The New Franchising Code Means More Information Is Public
The Register has become even more important under the new Franchising Code.
Amongst other things, franchisors are now required to disclose additional information regarding whether:
- a director, associate or director of an associate has been convicted of certain serious offences;
- a director or associate has been subject to specified civil judgments;
- a director or associate has experienced bankruptcy or insolvency events within the relevant period; and
- the franchise agreement provides for arbitration of disputes.
The policy direction is clear.
Regulators want prospective franchisees to have access to more information before making investment decisions.
As a result, the Register is becoming an increasingly significant source of information about franchise systems and the people behind them.
The ACCC Is Paying Attention
Historically, some franchisors treated Register compliance as an administrative task of relatively low importance.
Recent enforcement activity suggests that approach is becoming increasingly risky.
Recently, a Harvey Norman franchisor paid a penalty for allegedly failing to include mandatory information on the Register at least 14 days before entering into a franchise agreement with a prospective franchisee.
According to the ACCC, this conduct breached section 92 of the Franchising Code.
In announcing the infringement notice, ACCC Deputy Chair Catriona Lowe stated:
“Entering a franchise agreement is a significant financial decision and the register contains important information to inform this decision. Franchisees should be able to rely on the fact that all relevant information has been disclosed on the register.”
More importantly, she also warned:
“The franchising sector should be on notice that failure to comply with the Franchising Code of Conduct may result in enforcement action by the ACCC.”

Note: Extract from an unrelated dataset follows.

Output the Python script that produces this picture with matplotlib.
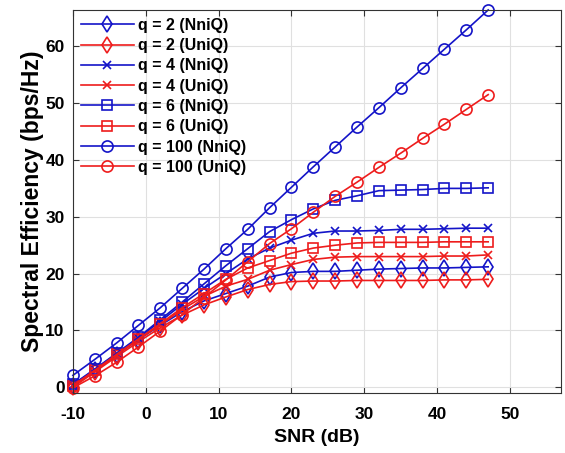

The ACCC appears to be following through on that warning.
Recently, both Cash Converters Pty Ltd and Mobile Travel Agents Pty Ltd reportedly paid penalties for allegedly failing to comply with the annual update obligations contained in section 93.
Whilst those penalties were relatively modest, they demonstrate a willingness by the ACCC to pursue technical compliance failures that many franchisors may previously have regarded as low risk.
More broadly, franchisors should remember that disclosure compliance remains a key regulatory focus. Recent years have seen increasingly significant penalties imposed on franchisors for failures to comply with the Franchising Code and related compliance obligations.
The days of treating disclosure compliance as a purely administrative exercise are well and truly over.
Practical Tips for Franchisors
As part of your annual compliance review, franchisors should ensure:
- their Franchise Disclosure Register entry has been reviewed;
- annual update deadlines have been diarised;
- Register information aligns with the current disclosure document;
- contact details remain accurate;
- any new disclosure requirements under the current Code have been addressed;
- responsibility for maintaining the Register has been clearly allocated internally; and
- the Register is periodically reviewed as part of competitor benchmarking exercises.
Many franchisors already devote significant resources to monitoring competitors. The Register provides a free and publicly available source of information that should form part of that process.
Final Thoughts
The Franchise Disclosure Register is often viewed as a compliance obligation aimed exclusively at prospective franchisees.
That view misses a significant opportunity.
The Register has become one of the most transparent sources of information about Australian franchise systems ever created. Prospective franchisees are using it. Competitors are using it. Increasingly, the ACCC is scrutinising it.
For franchisors, the lesson is simple.
Treat the Register as both a compliance obligation and a strategic asset.
Review your competitors. Benchmark your system. Understand how your franchise offering compares in the market. Ensure your information is accurate and up to date.
And most importantly, do not assume that because the Register has been around for a few years, the regulator has lost interest.
Recent enforcement activity suggests exactly the opposite.